From the parking lot start up the Yetman Trail, walking about 1/4 of a mile up to the top and a natural saddle; you can continue on over the other side onto the rest of the Yetman, but what we want is to follow the sign pointing off to the left (east and north) that says ‘Gates Pass.’ The trail skirts the hillside overlooking Gates Pass Road and the parking lot below before getting to a second saddle approximately 1/3 of a mile away. The trail here is narrow and rocky, goes up and down a few times and has a couple of feints off to the left or right, but is generally pretty easy to follow if you watch closely. If you get sidetracked it’s easy to find your way back and forward; the important thing is to get to the second saddle.

This part of the trail has great views of the entire westside of Gates Pass and the road winding down from the parking lot on top, Golden Gate Mountain looming on the left, terrific rock formations above, and Old Tucson Studios, Brown Mountain and Kitt Peak off in the (far) distance. It’s a picturesque piece of hillside trail walking, up close and personal with the desert, with lots of thick underbrush and tress growing right onto and almost over the trail as you are moving north and steadily up. Watch for snakes! They curl up under the underbrush, and can be very hard to see. Eventually you’ll wind your way to the top, to the second saddle, with the main Gates Pass parking lot hidden behind a big chuck of rock dead ahead.
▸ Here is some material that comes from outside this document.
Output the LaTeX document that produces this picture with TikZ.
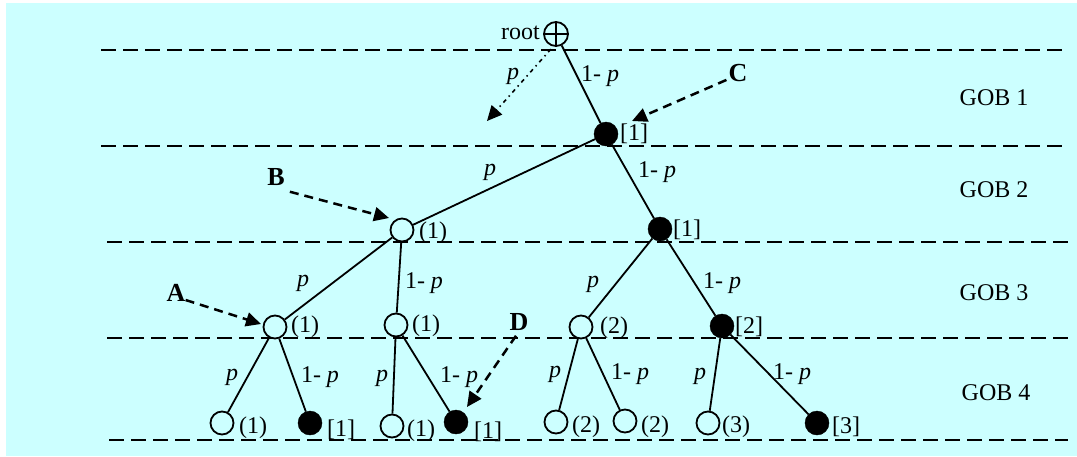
\documentclass[tikz,border=0pt]{standalone}
\usepackage{fontspec}
\setmainfont{Liberation Serif}
\usetikzlibrary{arrows.meta}
\definecolor{bgc}{HTML}{CCFFFF}
\begin{document}
\begin{tikzpicture}[x=1pt,y=-1pt,
  wnode/.style={circle,draw,line width=1.8pt,fill=bgc,minimum size=23pt,inner sep=0pt},
  bnode/.style={circle,draw,fill=black,minimum size=24pt,inner sep=0pt},
  txt/.style={font=\fontsize{24}{27}\selectfont,inner sep=0pt},
  lbl/.style={txt,anchor=west},
  big/.style={font=\fontsize{26}{30}\selectfont\bfseries,inner sep=0pt},
  conn/.style={line width=1.8pt},
  layer/.style={line width=1.9pt,dash pattern=on 15pt off 7pt},
  pointer/.style={line width=2.5pt,dash pattern=on 9pt off 6pt,-{Triangle[length=15pt,width=14pt]}},
  dotarrow/.style={line width=1.6pt,dash pattern=on 4pt off 4pt on 1.5pt off 4pt,-{Triangle[length=15pt,width=14pt]}}
]
\useasboundingbox (0,0) rectangle (1077,456);
\fill[bgc] (6,3) rectangle (1077,456);

% layer lines
\draw[layer] (101,50) -- (1063,50);
\draw[layer] (101,146) -- (1063,146);
\draw[layer] (107,242) -- (1068,242);
\draw[layer] (107,338) -- (1068,338);
\draw[layer] (109,440) -- (1068,440);

% GOB labels
\node[txt] (g1) at (994,98) {GOB 1};
\node[txt] (g2) at (994,190) {GOB 2};
\node[txt] (g3) at (994,293) {GOB 3};
\node[txt] (g4) at (996,393) {GOB 4};

% nodes
\node[circle,draw,line width=1.8pt,fill=bgc,minimum size=24pt,inner sep=0pt] (root) at (556,34) {};
\draw[line width=1.8pt] (root.north) -- (root.south) (root.west) -- (root.east);
\node[txt,anchor=east] (roottxt) at (540,33) {root};

\node[bnode] (n1) at (606,134) {};
\node[wnode] (n2a) at (402,230) {};
\node[bnode] (n2b) at (660,229) {};
\node[wnode] (n3a) at (275,327) {};
\node[wnode] (n3b) at (396,325) {};
\node[wnode] (n3c) at (581,327) {};
\node[bnode] (n3d) at (722,326) {};
\node[wnode] (n4a) at (222,423) {};
\node[bnode] (n4b) at (310,423) {};
\node[wnode] (n4c) at (392,426) {};
\node[bnode] (n4d) at (456,422) {};
\node[wnode] (n4e) at (556,422) {};
\node[wnode] (n4f) at (625,421) {};
\node[wnode] (n4g) at (708,423) {};
\node[bnode] (n4h) at (817,423) {};

% node labels
\node[lbl] (l1) at (620,134) {[1]};
\node[lbl] (l2a) at (419,233) {(1)};
\node[lbl] (l2b) at (673,230) {[1]};
\node[lbl] (l3a) at (291,327) {(1)};
\node[lbl] (l3b) at (412,326) {(1)};
\node[lbl] (l3c) at (600,328) {(2)};
\node[lbl] (l3d) at (735,327) {[2]};
\node[lbl] (l4a) at (239,428) {(1)};
\node[lbl] (l4b) at (327,430) {[1]};
\node[lbl] (l4c) at (407,431) {(1)};
\node[lbl] (l4d) at (474,432) {[1]};
\node[lbl] (l4e) at (572,427) {(2)};
\node[lbl] (l4f) at (641,427) {(2)};
\node[lbl] (l4g) at (722,427) {(3)};
\node[lbl] (l4h) at (832,427) {[3]};

% connectors
\draw[conn] (root) -- (n1);
\draw[conn] (n1) -- (n2a);
\draw[conn] (n1) -- (n2b);
\draw[conn] (n2a) -- (n3a);
\draw[conn] (n2a) -- (n3b);
\draw[conn] (n2b) -- (n3c);
\draw[conn] (n2b) -- (n3d);
\draw[conn] (n3a) -- (n4a);
\draw[conn] (n3a) -- (n4b);
\draw[conn] (n3b) -- (n4c);
\draw[conn] (n3b) -- (n4d);
\draw[conn] (n3c) -- (n4e);
\draw[conn] (n3c) -- (n4f);
\draw[conn] (n3d) -- (n4g);
\draw[conn] (n3d) -- (n4h);

% edge labels
\node[txt] (e0) at (600,76) {1- \textit{p}};
\node[txt] (e0p) at (513,76) {\textit{p}};
\node[txt] (e1) at (490,172) {\textit{p}};
\node[txt] (e2) at (657,172) {1- \textit{p}};
\node[txt] (e3) at (303,283) {\textit{p}};
\node[txt] (e4) at (424,283) {1- \textit{p}};
\node[txt] (e5) at (593,284) {\textit{p}};
\node[txt] (e6) at (722,283) {1- \textit{p}};
\node[txt] (e7) at (232,377) {\textit{p}};
\node[txt] (e8) at (320,377) {1- \textit{p}};
\node[txt] (e9) at (382,378) {\textit{p}};
\node[txt] (e10) at (459,377) {1- \textit{p}};
\node[txt] (e11) at (555,374) {\textit{p}};
\node[txt] (e12) at (630,374) {1- \textit{p}};
\node[txt] (e13) at (700,376) {\textit{p}};
\node[txt] (e14) at (792,374) {1- \textit{p}};

% dotted branch from root
\coordinate (dotend) at (487,121);
\draw[dotarrow] (root.south west) ++(4,6) -- (dotend);

% pointers
\node[big] (C) at (738,73) {C};
\node[big] (B) at (276,177) {B};
\node[big] (A) at (176,293) {A};
\node[big] (D) at (519,322) {D};
\coordinate (Ct) at (632,121);
\coordinate (Bt) at (389,218);
\coordinate (At) at (261,324);
\coordinate (Dt) at (467,407);
\draw[pointer] (C.south west) ++(-2,-2) -- (Ct);
\draw[pointer] (B.south east) ++(5,6) -- (Bt);
\draw[pointer] (A.east) ++(0,7) -- (At);
\draw[pointer] (D.south) ++(-3,5) -- (Dt);
\end{tikzpicture}
\end{document}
You can scramble 100 yards or so to the top for one of the most spectacular views in all of the Tucson Mountains, or just jump right on the trail that leads off to the right, going east. This, fellow hikers, in the Gates Pass mystery trail.
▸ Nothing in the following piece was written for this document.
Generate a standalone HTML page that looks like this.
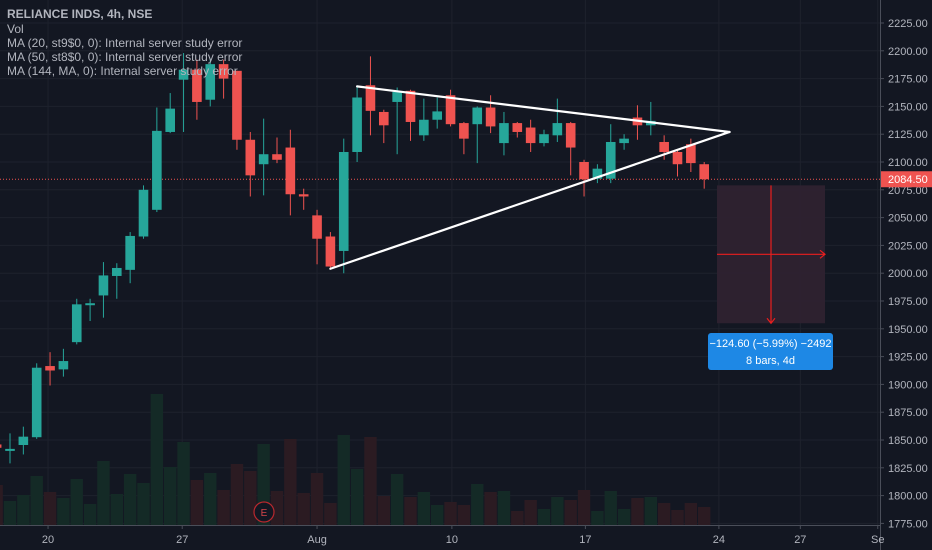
<!DOCTYPE html>
<html><head><meta charset="utf-8"><style>
html,body{margin:0;padding:0;background:#131722;}
svg{display:block;font-family:"Liberation Sans",sans-serif;}
</style></head><body>
<svg id="chart" width="932" height="550" viewBox="0 0 932 550" xmlns="http://www.w3.org/2000/svg">
<rect x="0" y="0" width="932" height="550" fill="#131722"/>
<g id="grid"></g>
<g id="vol"></g>
<g id="candles"></g>
<g id="draw"></g>
<g id="axes"></g>
<g font-size="12" fill="#b2b5be">
<text x="7" y="18" font-weight="bold">RELIANCE INDS, 4h, NSE</text>
<text x="7" y="33">Vol</text>
<text x="7" y="47">MA (20, st9$0, 0): Internal server study error</text>
<text x="7" y="61">MA (50, st8$0, 0): Internal server study error</text>
<text x="7" y="75">MA (144, MA, 0): Internal server study error</text>
</g>
</svg>
<script>
const opens  = [1846,1841,1845.5,1852.5,1916.5,1913.5,1938,1972,1980,1997.5,2003,2033,2057,2127,2174,2183,2156,2188,2182,2120,2098,2107,2113,2071,2052,2033,2020,2109,2169,2145,2154,2164,2124,2138,2160,2135,2134,2149,2117,2135,2131,2117,2124,2135,2100,2085,2085,2117,2140,2133,2118,2109,2116,2098];
const highs  = [1848,1856,1862,1919,1929,1932,1977,1977,2010,2009,2037,2079,2149,2162,2198,2192,2193,2192,2182,2127,2139,2122,2129,2076,2057,2037,2121,2168,2195,2147,2167,2165,2157,2158,2165,2136,2150,2160,2145,2136,2138,2129,2157,2136,2102,2098,2134,2125,2151,2154,2124,2110,2121,2100];
const lows   = [1840,1829,1837,1851,1899,1907,1936,1957,1960,1977,1991,2031,2055,2126,2127,2138,2150,2157,2111,2069,2070,2099,2052,2057,2008,2004,2000,2100,2124,2117,2107,2119,2119,2130,2132,2107,2099,2126,2106,2122,2109,2114,2118,2088,2069,2081,2081,2111,2120,2124,2102,2087,2091,2076];
const closes = [1843,1842,1853,1915,1912.5,1921,1972,1973,1998,2004.7,2033.5,2075,2128,2148,2183,2154,2188,2175,2120,2088,2107,2102,2071,2069,2031,2006,2109,2158,2146,2133,2163,2136,2138,2145.5,2134,2121,2149,2132,2135,2127,2117,2125,2135,2113,2084.5,2094,2118,2121,2133,2137,2109,2098,2099,2084.5];
const volumes = [40,24,30,49,33,27,46,21,64,31,51,42,131,58,83,45,52,35,61,54,81,34,86,32,52,22,90,56,88,29,51,28,33,20,23,20,41,33,34,14,25,16,28,25,35,14,34,16,27,28,22,15,22,18];
const priceTicks = [1775,1800,1825,1850,1875,1900,1925,1950,1975,2000,2025,2050,2075,2100,2125,2150,2175,2200,2225];
const dateLabels = ["20","27","Aug","10","17","24","27","Se"];
const datePos = [3.85,13.9,24,34.1,44.1,54.1,60.2,66];
const lastPrice = 2084.50;

const NS="http://www.w3.org/2000/svg";
const PW=880;
function py(p){return 162+(2100-p)*1.112;}
function bx(i){return -3.35+i*13.35;}
function vy(v){return 525-v;}
function mk(parent,tag,attrs){const e=document.createElementNS(NS,tag);for(const k in attrs)e.setAttribute(k,attrs[k]);parent.appendChild(e);return e;}
const grid=document.getElementById('grid'),vol=document.getElementById('vol'),cg=document.getElementById('candles'),dg=document.getElementById('draw'),ax=document.getElementById('axes');

priceTicks.forEach(t=>{
  const l=mk(grid,'line',{x1:0,x2:PW,y1:py(t),y2:py(t),stroke:'#1e222d','stroke-width':1});
  
  
});
datePos.forEach(d=>{
  const l=mk(grid,'line',{x1:bx(d),x2:bx(d),y1:0,y2:525,stroke:'#1e222d','stroke-width':1});
  
  
});

volumes.forEach((v,i)=>{
  const up=closes[i]>=opens[i];
  const r=mk(vol,'rect',{x:bx(i)-6.2,y:vy(v),width:12.4,height:v,fill:up?'#142a26':'#2b1b22'});
  
  
});

const pl=mk(grid,'line',{x1:0,x2:PW,y1:py(lastPrice),y2:py(lastPrice),stroke:'#ef5350','stroke-width':1,'stroke-dasharray':'1 2'});



opens.forEach((o,i)=>{
  const c=closes[i],up=c>=o,col=up?'#26a69a':'#ef5350',x=bx(i);
  const g=mk(cg,'g',{});
  
  
  mk(g,'line',{x1:x,x2:x,y1:py(highs[i]),y2:py(lows[i]),stroke:col,'stroke-width':1});
  const top=py(Math.max(o,c)),h=Math.max(2,Math.abs(py(o)-py(c)));
  mk(g,'rect',{x:x-4.8,y:top,width:9.6,height:h,fill:col});
});

const tlA=[[25,2004],[54.9,2127]],tlB=[[27,2168],[54.9,2127]];
[tlA,tlB].forEach((t,k)=>{
  const l=mk(dg,'line',{x1:bx(t[0][0]),y1:py(t[0][1]),x2:bx(t[1][0]),y2:py(t[1][1]),stroke:'#ffffff','stroke-width':2.2,'stroke-linecap':'round'});
  
  
});

const mx0=717,mx1=825,my0=py(2079),my1=py(1955),mcx=771,mcy=254.3;
const mb=mk(dg,'rect',{x:mx0,y:my0,width:mx1-mx0,height:my1-my0,fill:'#2e2230','fill-opacity':0.95});


const ma=mk(dg,'path',{d:`M${mcx} ${my0}V${my1}M${mcx-4} ${my1-5}L${mcx} ${my1}L${mcx+4} ${my1-5}M${mx0} ${mcy}H${mx1}M${mx1-5} ${mcy-4}L${mx1} ${mcy}L${mx1-5} ${mcy+4}`,stroke:'#e91e1e','stroke-width':1.2,fill:'none'});


const tip=mk(dg,'rect',{x:708,y:333,width:125,height:37,rx:3,fill:'#1e88e5'});


const t1=mk(dg,'text',{x:770.5,y:347,'text-anchor':'middle','font-size':11,fill:'#ffffff'});
t1.textContent='\u2212124.60 (\u22125.99%) \u22122492';


const t2=mk(dg,'text',{x:770.5,y:364,'text-anchor':'middle','font-size':11,fill:'#ffffff'});
t2.textContent='8 bars, 4d';



const eg=mk(dg,'g',{});


mk(eg,'circle',{cx:264,cy:512,r:10,fill:'#131722',stroke:'#b8282e','stroke-width':1.2});
const et=mk(eg,'text',{x:264,y:516,'text-anchor':'middle','font-size':10,fill:'#d6454a'});
et.textContent='E';

mk(ax,'rect',{x:PW,y:0,width:52,height:550,fill:'#131722'});
mk(ax,'rect',{x:0,y:525,width:PW,height:25,fill:'#131722'});
mk(ax,'line',{x1:PW+0.5,x2:PW+0.5,y1:0,y2:550,stroke:'#4a4e59','stroke-width':1});
mk(ax,'line',{x1:0,x2:PW,y1:525.5,y2:525.5,stroke:'#4a4e59','stroke-width':1});
priceTicks.forEach(t=>{
  mk(ax,'line',{x1:PW,x2:PW+4,y1:py(t),y2:py(t),stroke:'#4a4e59'});
  const tx=mk(ax,'text',{x:888,y:py(t)+4,'font-size':11,fill:'#b2b5be'});
  tx.textContent=t.toFixed(2);
  
  
});
dateLabels.forEach((d,k)=>{
  const x=bx(datePos[k]);
  mk(ax,'line',{x1:x,x2:x,y1:525,y2:529,stroke:'#4a4e59'});
  const tx=mk(ax,'text',{x:x,y:543,'text-anchor':'middle','font-size':11,fill:'#b2b5be'});
  tx.textContent=d;
  
  
});
const lb=mk(ax,'rect',{x:PW+1,y:py(lastPrice)-8,width:51,height:16,fill:'#ef5350'});


const lt=mk(ax,'text',{x:888,y:py(lastPrice)+4,'font-size':11,fill:'#ffffff'});
lt.textContent=lastPrice.toFixed(2);


</script>
</body></html>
The first part of the trail - 1/3 of mile or so - parallels Gates Pass Road, although it’s unseen behind some hills on your left. It winds along the hillside, with some neat looking rock formations above, before eventually tacking to the right and taking you up and onto some rocks; you are now going south. The trail fades in and out a little bit once you get on the rocks, but is generally pretty easy to follow. After few dozen yards or so it leaves the rocks and becomes a regular trail again, with awesome views both up the mountain on your right and down into the interior, a largely trail-less series of hills and washes on your left. I saw a herd of deer here the first time I hiked this trail, presumably the same herd I’ve seen several times south of here, in the vicinity of where the Star Pass Trail meets the Yetman Trail.

Continuing up the trail, eventually you’ll get back on some rocks before the trail comes to a natural end on a promontory overlooking the foothills of the Tucson Mountains below, a sliver of the Star Pass Resort off to the south and east, and one of the bedroom communities on Kinney Road to the south and west. This is a great place to rest, stop for some food or just soak up all the incredible terrain both above and below you, not to mention the hundreds of saguaros spread all over the hillside.
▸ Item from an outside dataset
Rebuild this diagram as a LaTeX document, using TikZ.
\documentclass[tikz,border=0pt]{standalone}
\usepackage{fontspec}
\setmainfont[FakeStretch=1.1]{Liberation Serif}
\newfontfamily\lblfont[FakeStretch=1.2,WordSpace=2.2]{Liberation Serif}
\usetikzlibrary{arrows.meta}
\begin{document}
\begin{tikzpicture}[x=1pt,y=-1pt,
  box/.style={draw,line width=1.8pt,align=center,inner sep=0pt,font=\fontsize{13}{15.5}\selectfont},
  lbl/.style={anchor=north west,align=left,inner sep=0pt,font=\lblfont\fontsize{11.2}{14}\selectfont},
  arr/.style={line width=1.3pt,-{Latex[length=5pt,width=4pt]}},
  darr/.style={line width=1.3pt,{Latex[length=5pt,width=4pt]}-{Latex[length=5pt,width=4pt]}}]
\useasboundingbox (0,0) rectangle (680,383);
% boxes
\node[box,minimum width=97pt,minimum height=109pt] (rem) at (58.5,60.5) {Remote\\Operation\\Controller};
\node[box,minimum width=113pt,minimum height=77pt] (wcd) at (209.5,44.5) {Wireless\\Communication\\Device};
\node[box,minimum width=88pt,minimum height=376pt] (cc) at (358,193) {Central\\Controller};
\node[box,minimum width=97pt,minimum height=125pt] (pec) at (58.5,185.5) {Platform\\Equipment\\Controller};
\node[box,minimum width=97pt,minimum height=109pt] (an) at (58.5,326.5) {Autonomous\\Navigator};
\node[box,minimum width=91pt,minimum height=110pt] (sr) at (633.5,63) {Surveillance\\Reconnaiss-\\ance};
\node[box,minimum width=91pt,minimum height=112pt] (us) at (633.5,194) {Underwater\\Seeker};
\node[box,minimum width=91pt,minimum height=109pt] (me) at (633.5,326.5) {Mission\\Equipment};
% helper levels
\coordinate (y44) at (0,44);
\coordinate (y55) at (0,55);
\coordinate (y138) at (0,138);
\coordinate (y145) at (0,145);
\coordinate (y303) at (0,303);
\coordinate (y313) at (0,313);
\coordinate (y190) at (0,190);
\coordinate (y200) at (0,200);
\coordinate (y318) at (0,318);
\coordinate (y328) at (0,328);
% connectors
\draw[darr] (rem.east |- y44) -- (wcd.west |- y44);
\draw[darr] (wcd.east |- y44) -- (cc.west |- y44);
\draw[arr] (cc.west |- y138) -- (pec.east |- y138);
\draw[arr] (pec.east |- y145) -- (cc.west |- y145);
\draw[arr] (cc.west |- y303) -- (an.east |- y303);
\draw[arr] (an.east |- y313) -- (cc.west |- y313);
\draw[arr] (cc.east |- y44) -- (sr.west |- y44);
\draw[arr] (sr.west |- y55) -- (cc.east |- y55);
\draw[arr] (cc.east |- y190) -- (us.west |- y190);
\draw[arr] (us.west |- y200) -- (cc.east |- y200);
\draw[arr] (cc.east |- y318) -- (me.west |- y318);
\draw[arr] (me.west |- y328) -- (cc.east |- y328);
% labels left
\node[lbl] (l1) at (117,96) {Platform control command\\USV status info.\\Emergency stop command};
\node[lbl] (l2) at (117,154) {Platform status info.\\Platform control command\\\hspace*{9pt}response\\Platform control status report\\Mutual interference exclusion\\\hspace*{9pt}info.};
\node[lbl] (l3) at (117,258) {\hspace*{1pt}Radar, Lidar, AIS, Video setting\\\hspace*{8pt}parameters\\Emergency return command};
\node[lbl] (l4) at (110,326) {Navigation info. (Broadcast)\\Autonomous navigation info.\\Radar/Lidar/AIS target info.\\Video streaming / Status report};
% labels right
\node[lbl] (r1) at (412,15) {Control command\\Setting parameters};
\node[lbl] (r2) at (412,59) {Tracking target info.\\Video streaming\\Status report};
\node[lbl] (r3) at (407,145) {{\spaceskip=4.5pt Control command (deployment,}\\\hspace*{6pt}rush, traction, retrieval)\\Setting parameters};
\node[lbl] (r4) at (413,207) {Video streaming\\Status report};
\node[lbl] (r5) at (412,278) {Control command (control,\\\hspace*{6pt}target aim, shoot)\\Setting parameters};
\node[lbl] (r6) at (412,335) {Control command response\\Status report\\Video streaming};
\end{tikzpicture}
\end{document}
At this point you can either reverse back down the trail back to the parking lot, or continue on for another mile + or so. Continuing on means finding the trail that drops off the hillside as your facing due west several yards back from the promontory - it would be on your left as you reverse back down the trail - which follows a very steep and rocky path/wash down the hillside. At the bottom you may or may not cross a very shallow creek (water depending) before starting back up the hillside, now heading south and east and eventually just east (towards downtown) to a point where you are level with the promontory you just left fifteen minutes earlier. The trail down is steep; it feels even steeper coming back up.

This part of the trail leads off across the ridge line for quite a ways; in fact, it’s the ridge line for a series of 3 or 4 hills that all run due east. You can see the valley part of the Yetman Trail below, a good piece of SW Tucson to your right and the rest of Tucson spreading away off into the distance, with the Catalinas and Santa Ritas in sharp relief. You are really deep in the southern heart of the Tucson Mountain Park at this point, with civilization in the distance, but still in relative isolation. I’ve literally never seen anyone up here; I’ve seen more circling hawks and other large birds patrolling the skies than any humans. I’ve never been all the way to the very end of this part of the trail, but believe that it dead ends above a steep crevice, with the Yetman, Star Pass and Rock Wren Trails on the other side.

As much as we like a good loop trail, reversing course is almost as good, with a whole different take on the terrain as you move back through it to the parking lot. It’s beautiful coming and beautiful going; you really can’t go wrong here.

Also: it’s possible to leave from the parking lot on top of Gates Pass and make your way straight to the second saddle trail head, but it’s steep and very rocky, winds around in oblique ways, and involves actually going way above the main part of the trail before slip sliding your way down a very steep and loose path to get to the trail itself. If you want to go that way, there’s a faint path directly across the road from the parking lot, just before the sharp drop off down the mountain; stay mainly to the left and keep going and eventually and with some luck you’ll get there, but I found the other route to be more appealing in most every way.

Remember: you’ll want good shoes for this one. A lot of the trail is very loose and rocky, and crap shoes will really slow you down.

Enjoy, and please always pack all your detritus out with you!